# Generalization of pseudogroups

Pseudogroups are defined here: https://ncatlab.org/nlab/show/pseudogroup

One of the problems with defining manifolds in terms of pseudogroups is that it gives no notion of a morphism between manifolds, all you get is isomorphisms.

It seems like the definition of pseudogroup can be changed to get a concept of "pseudomonoid" which does encompass morphisms between manifolds: (source)

Let $$X$$ be a topological space and let $$N$$ be the monoid of partial continuous functions $$X\rightarrow X$$ (any element of $$N$$ has open domain by continuity), ordered by inclusion of graphs. Then define a pseudomonoid on $$X$$ to be a submonoid $$S$$ of $$N$$ such that

• If $$f, f_\alpha\in N$$ and $$f=\cup_\alpha f_\alpha$$, then $$f\in S$$ iff $$(\forall \alpha) (f_\alpha\in S)$$. (Equivalently, $$S$$ is a lower set of $$N$$ and the inclusion $$S\rightarrow N$$ lifts joins.)
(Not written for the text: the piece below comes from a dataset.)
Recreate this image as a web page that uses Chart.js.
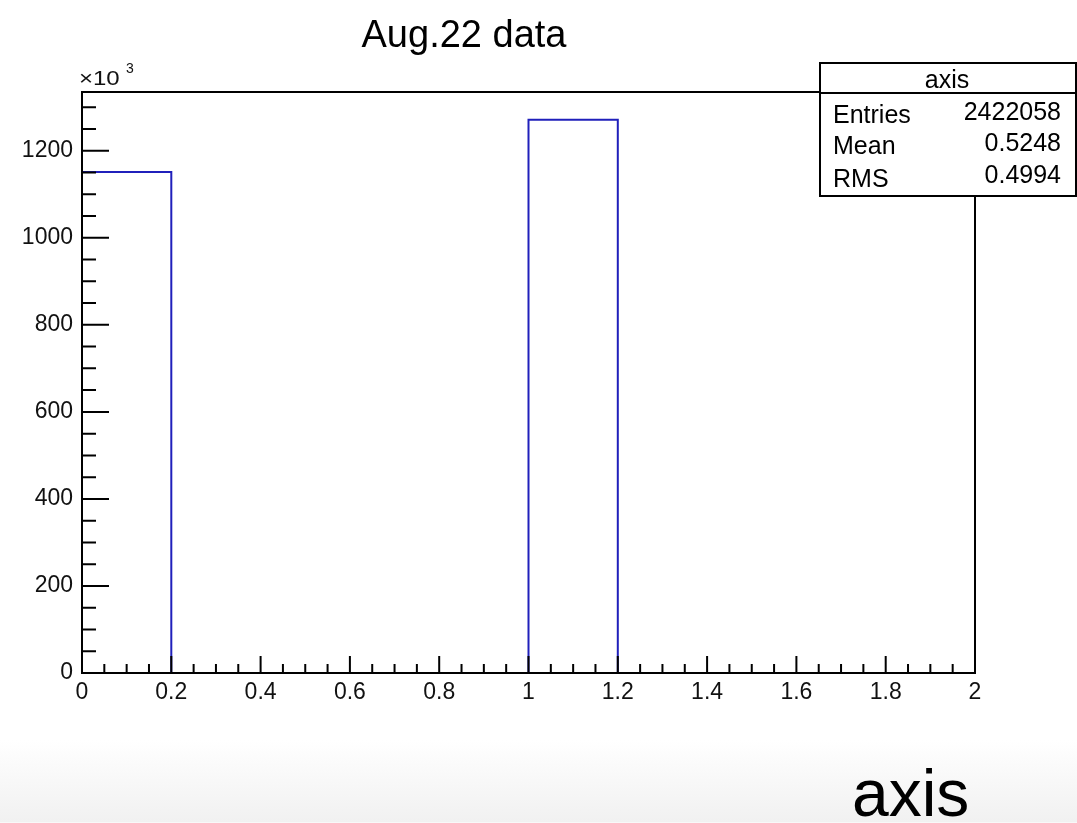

(This condition implies that $$S$$ is closed under open restriction, and, being a submonoid of $$N$$, $$S$$ contains the identity map $$\text{id}_X$$, so $$S$$ contains all coreflexive elements of $$N$$.)

Let $$G$$ be the inverse semigroup $$G$$ of all elements of $$S$$ that are bijective and whose opposite (as a relation) is also in $$S$$.

Now let $$M$$ be a set. A chart on $$M$$ is a partial bijection $$M\rightarrow X$$. Two charts $$a,b$$ are $$S$$-compatible iff $$b^{\text{op}}a\in G$$ (or equivalently, $$b^{\text{op}}a, a^{\text{op}}b \in S$$). (A chart is compatible with itself iff its image is open.)

An $$S$$-atlas on $$M$$ is a collection of pairwise $$S$$-compatible maps whose domains cover $$M$$.

An $$S$$-manifold is a set $$M$$ equipped with an $$S$$-atlas. A map $$f$$ between $$S$$-manifolds $$M$$, $$N$$ with $$S$$-atlases $$A$$, $$B$$ is a morphism iff there exists a collection of pairs $$(\phi_\alpha, \psi_\alpha)\in A\times B$$ such that the collection $$\{\text{dom} \phi_\alpha \times \text{dom} \psi_\alpha\}$$ covers the graph of $$f$$ and for all $$\alpha$$, $$\psi_\alpha f \phi_\alpha^{\text{op}}\in S$$.

By using partial functions we don't need to worry about having all different domains involved and keeping track of restrictions and such.

Does this kind of thing exist anywhere in the literature?